Em resposta, a CDH decidiu reforçar a articulação política parlamentar para barrar o avanço de proposições em tramitação no Congresso que criam obstáculos à demarcação das terras. Foram citadas duas Propostas de Emenda à Constituição (PEC): a 215/2000, de autoria do deputado Almir Sá (PPB-RR), e 38/1999, do senador Mozarildo Cavalcanti (PTB-RR). Pelos textos, a competência para a aprovação das demarcações passaria ao Congresso, deixando de ser função do Executivo.

– O que o Congresso está querendo fazer é completamente inconstitucional. Cabe ao Poder Legislativo fazer as leis, mas a implementação é função do Executivo – criticou a senadora Ana Rita.

Para Cleber Buzzato, secretário-geral do Conselho Missionário Indígena (Cimi), as informações do relatório reforçam a convicção de que existe um modo de agir do próprio Estado brasileiro contra os índios. Disse que a violência e o abandono caracterizam um projeto de nação que continua a perseguir desenvolvimento e progresso acima de qualquer valor.

– O pano de fundo é que os povos indígenas, considerados inferiores, poderiam ser tratados como animais. Depois de torturas, humilhação e trabalhos forçados, terminavam com suas terras roubadas.

O senador João Capiberibe (PSB-AP) apoiou a visão de que os índios são vítimas de uma política de Estado. Ponderou que o país não conseguirá ser uma sociedade democrática sem a convivência entre os diferentes e que, para isso, a sociedade precisa se informar e evoluir. – Não conseguiremos construir um país sem saber quem somos – disse.

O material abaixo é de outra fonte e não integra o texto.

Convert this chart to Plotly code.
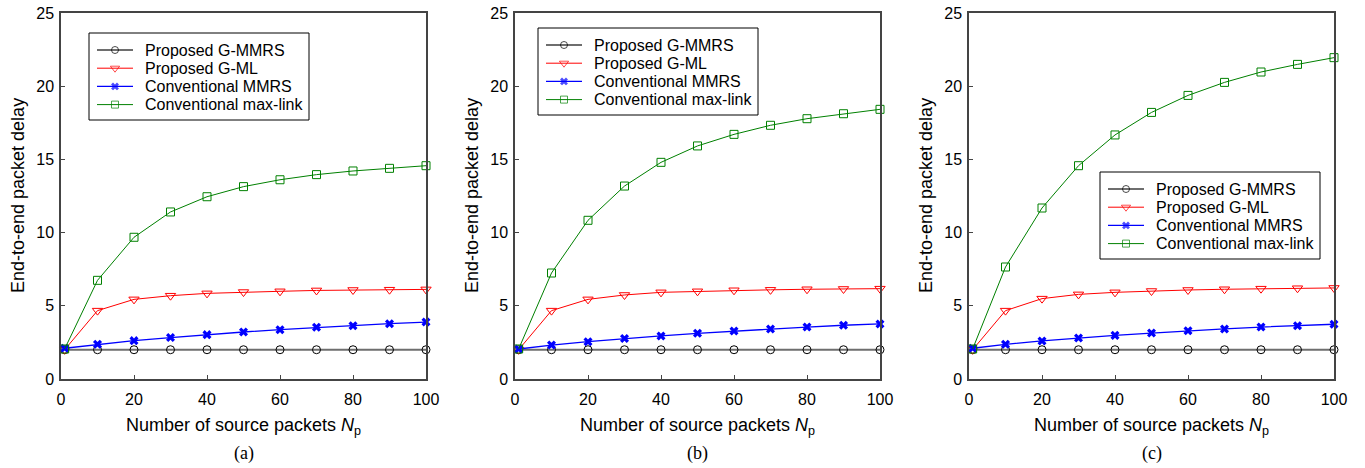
import plotly.graph_objects as go

# Number of source packets
n_packets = [1, 10, 20, 30, 40, 50, 60, 70, 80, 90, 100]

# End-to-end packet delay, one list per scheme and scenario
g_mmrs_a = [2.0, 2.0, 2.0, 2.0, 2.0, 2.0, 2.0, 2.0, 2.0, 2.0, 2.0]
g_ml_a = [2.0, 4.67, 5.44, 5.69, 5.85, 5.94, 5.99, 6.05, 6.08, 6.1, 6.12]
mmrs_a = [2.1, 2.37, 2.62, 2.83, 3.03, 3.21, 3.37, 3.53, 3.64, 3.78, 3.89]
maxlink_a = [2.05, 6.74, 9.68, 11.41, 12.45, 13.14, 13.61, 13.96, 14.21, 14.39, 14.57]

g_mmrs_b = [2.0, 2.0, 2.0, 2.0, 2.0, 2.0, 2.0, 2.0, 2.0, 2.0, 2.0]
g_ml_b = [2.0, 4.67, 5.44, 5.74, 5.92, 5.99, 6.06, 6.09, 6.13, 6.15, 6.17]
mmrs_b = [2.05, 2.32, 2.55, 2.76, 2.94, 3.12, 3.28, 3.42, 3.55, 3.67, 3.76]
maxlink_b = [2.05, 7.24, 10.84, 13.18, 14.8, 15.92, 16.71, 17.33, 17.78, 18.12, 18.42]

g_mmrs_c = [2.0, 2.0, 2.0, 2.0, 2.0, 2.0, 2.0, 2.0, 2.0, 2.0, 2.0]
g_ml_c = [2.0, 4.67, 5.49, 5.78, 5.92, 6.01, 6.08, 6.13, 6.17, 6.2, 6.22]
mmrs_c = [2.1, 2.37, 2.6, 2.8, 2.98, 3.14, 3.3, 3.42, 3.55, 3.64, 3.74]
maxlink_c = [2.05, 7.65, 11.68, 14.57, 16.67, 18.21, 19.37, 20.26, 20.97, 21.49, 21.95]

series_names = ["Proposed G-MMRS", "Proposed G-ML", "Conventional MMRS", "Conventional max-link"]
panel_labels = ["(a)", "(b)", "(c)"]
x_ticks = [0, 20, 40, 60, 80, 100]
y_ticks = [0, 5, 10, 15, 20, 25]

panels = [
    [g_mmrs_a, g_ml_a, mmrs_a, maxlink_a],
    [g_mmrs_b, g_ml_b, mmrs_b, maxlink_b],
    [g_mmrs_c, g_ml_c, mmrs_c, maxlink_c],
]

W, H = 1365, 468
# plot-area pixel boxes (left, right) and common top/bottom
x_boxes = [(61, 426), (515, 880), (969, 1334)]
top_px, bottom_px = 13, 379
# legend boxes: left, top, width, height (pixels)
legend_boxes = [(89, 33, 220, 87), (538, 28, 220, 87), (1100, 172, 220, 87)]
ROW0, ROW_STEP = 17, 18.2
SAMPLE_X0, SAMPLE_X1, TEXT_X = 8, 44, 54

styles = [
    dict(line=dict(color="#6e6e6e", width=2),
         marker=dict(symbol="circle-open", size=8, color="#000000", line=dict(width=1))),
    dict(line=dict(color="#ff0000", width=1),
         marker=dict(symbol="triangle-down-open", size=9, color="#ff0000", line=dict(width=1))),
    dict(line=dict(color="#0000ff", width=1.3),
         marker=dict(symbol="x", size=8, color="#0000ff", line=dict(width=0))),
    dict(line=dict(color="#008000", width=1),
         marker=dict(symbol="square-open", size=8, color="#008000", line=dict(width=1))),
]
legend_marker_sizes = [7, 8, 7, 7]

FONT = "Arial"
SERIF = "Liberation Serif"

fig = go.Figure()
layout = dict(width=W, height=H, margin=dict(l=0, r=0, t=0, b=0, autoexpand=False),
              template="none", showlegend=False,
              paper_bgcolor="white", plot_bgcolor="rgba(0,0,0,0)",
              font=dict(family=FONT, size=16, color="#000000"),
              annotations=[], shapes=[])

for i, series in enumerate(panels):
    k = "" if i == 0 else str(i + 1)
    for name, vals, st in zip(series_names, series, styles):
        fig.add_trace(go.Scatter(
            x=n_packets, y=vals, name=name, mode="lines+markers",
            line=st["line"], marker=st["marker"],
            xaxis=f"x{k}", yaxis=f"y{k}", cliponaxis=False,
        ))
    xl, xr = x_boxes[i]
    axis_common = dict(
        ticks="inside", ticklen=4, tickcolor="#444444", tickwidth=1,
        showline=True, mirror=True, linecolor="#444444", linewidth=1.5,
        showgrid=False, zeroline=False, automargin=False,
        tickfont=dict(family=FONT, size=16, color="#000000"),
    )
    layout[f"xaxis{k}"] = dict(domain=[xl / W, xr / W], anchor=f"y{k}", range=[0, 100],
                               tickvals=x_ticks, ticklabelstandoff=5, **axis_common)
    layout[f"yaxis{k}"] = dict(domain=[1 - bottom_px / H, 1 - top_px / H], anchor=f"x{k}",
                               range=[0, 25], tickvals=y_ticks, ticklabelstandoff=2,
                               **axis_common)
    cx = (xl + xr) / 2
    layout["annotations"] += [
        dict(text="Number of source packets <i>N</i><sub>p</sub>", x=cx / W, y=1 - 426 / H,
             xref="paper", yref="paper", showarrow=False, xanchor="center", yanchor="middle",
             font=dict(family=FONT, size=18)),
        dict(text=panel_labels[i], x=cx / W, y=1 - 453 / H,
             xref="paper", yref="paper", showarrow=False, xanchor="center", yanchor="middle",
             font=dict(family=SERIF, size=18)),
        dict(text="End-to-end packet delay", x=(xl - 43) / W, y=1 - 196 / H,
             xref="paper", yref="paper", showarrow=False, xanchor="center", yanchor="middle",
             textangle=-90, font=dict(family=FONT, size=18)),
    ]

# Legend boxes, drawn on a pixel-space overlay axis
layout["xaxis4"] = dict(domain=[0, 1], range=[0, W], visible=False, fixedrange=True,
                        anchor="y4", automargin=False)
layout["yaxis4"] = dict(domain=[0, 1], range=[H, 0], visible=False, fixedrange=True,
                        anchor="x4", automargin=False)
for (bx, by, bw, bh) in legend_boxes:
    layout["shapes"].append(dict(type="rect", xref="x4", yref="y4",
                                 x0=bx, x1=bx + bw, y0=by, y1=by + bh,
                                 line=dict(color="#000000", width=1),
                                 fillcolor="rgba(0,0,0,0)", layer="above"))
    for j, (name, st) in enumerate(zip(series_names, styles)):
        ry = by + ROW0 + j * ROW_STEP
        x0, x1 = bx + SAMPLE_X0, bx + SAMPLE_X1
        mk = dict(st["marker"])
        mk["size"] = [0, legend_marker_sizes[j], 0]
        fig.add_trace(go.Scatter(
            x=[x0, (x0 + x1) / 2, x1], y=[ry, ry, ry], mode="lines+markers",
            line=st["line"], marker=mk, xaxis="x4", yaxis="y4",
            hoverinfo="skip", showlegend=False,
        ))
        layout["annotations"].append(dict(
            text=name, x=bx + TEXT_X, y=ry, xref="x4", yref="y4", showarrow=False,
            xanchor="left", yanchor="middle", font=dict(family=FONT, size=16)))

fig.update_layout(**layout)
fig.write_html("out.html")
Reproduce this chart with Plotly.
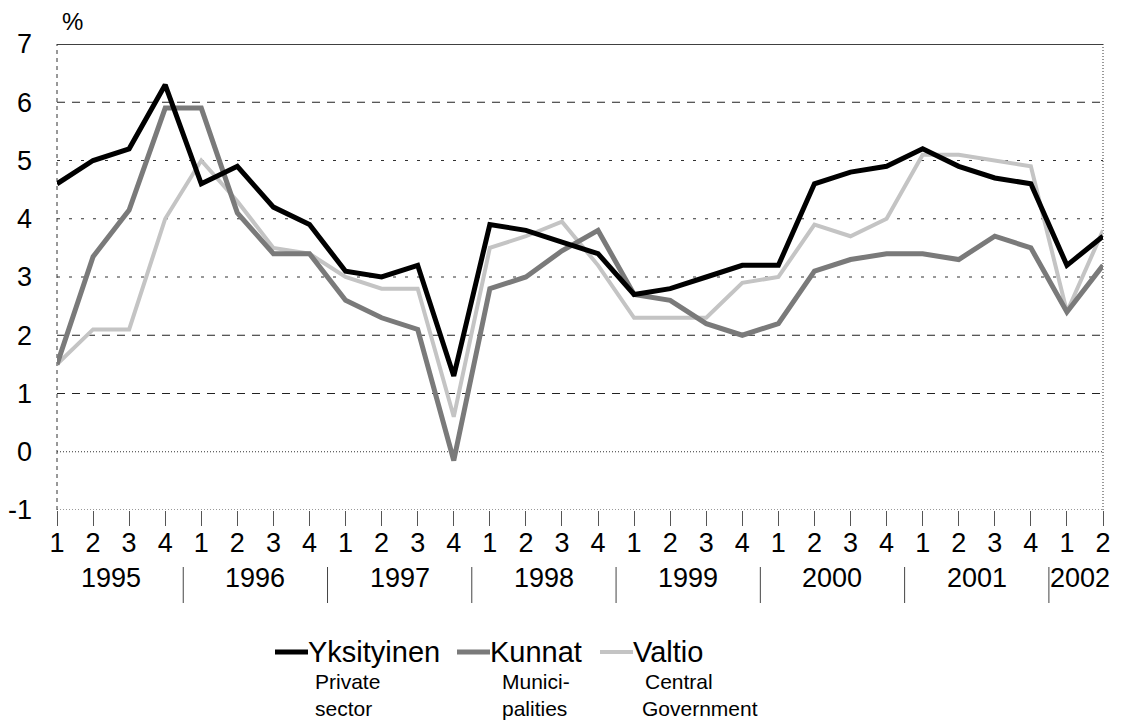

Também participou da audiência o senador Wellington Dias (PT-PI), que defendeu um PAC, à semelhança do Programa de Aceleração do Crescimento, direcionado para as necessidades dos povos indígenas, com a desburocratização dos recursos programados.

Ava-canoeiros

Érica Yamada, que atua na área das demarcações da Funai e representou a fundação na audiência, confirmou que o documento contém informações importantes sobre áreas originais indígenas que ficaram “ofuscadas” pelos esforços para a delimitação de áreas na Amazônia. Disse que essas áreas se espalham pelas regiões Centro-Oeste, Sul, Sudeste e Nordeste.

– Documentos que comprovam esbulho podem fazer muita diferença, já que são raros e muito demandados pelos juízes – afirmou, em relação aos processos de demarcação.

O depoimento da antropóloga Patrícia Rodrigues foi um pedido de socorro em favor de um grupo de Ava-canoeiros que estaria sendo atingido por graves violações desde o início dos anos 60. Encurralados em sua terra original e resistentes à assimilação, eles se refugiaram em parte de uma área que veio a se adquirida pela Fundação Bradesco. Só restavam 11 índios quando o grupo foi contatado pela Funai, por meio de ação descrita como violenta.

Depois, o grupo acabou encaminhado para uma reserva de uma tribo tradicionalmente rival, na Ilha do Bananal, onde até hoje vivem em péssimas condições – desintegrados e impedidos de trabalhar. Houve procriação e hoje eles formam um grupo ao redor de 40 índios. O que querem é voltar para parte da área da Fundação Bradesco, que vem recorrendo contra a medida na Justiça.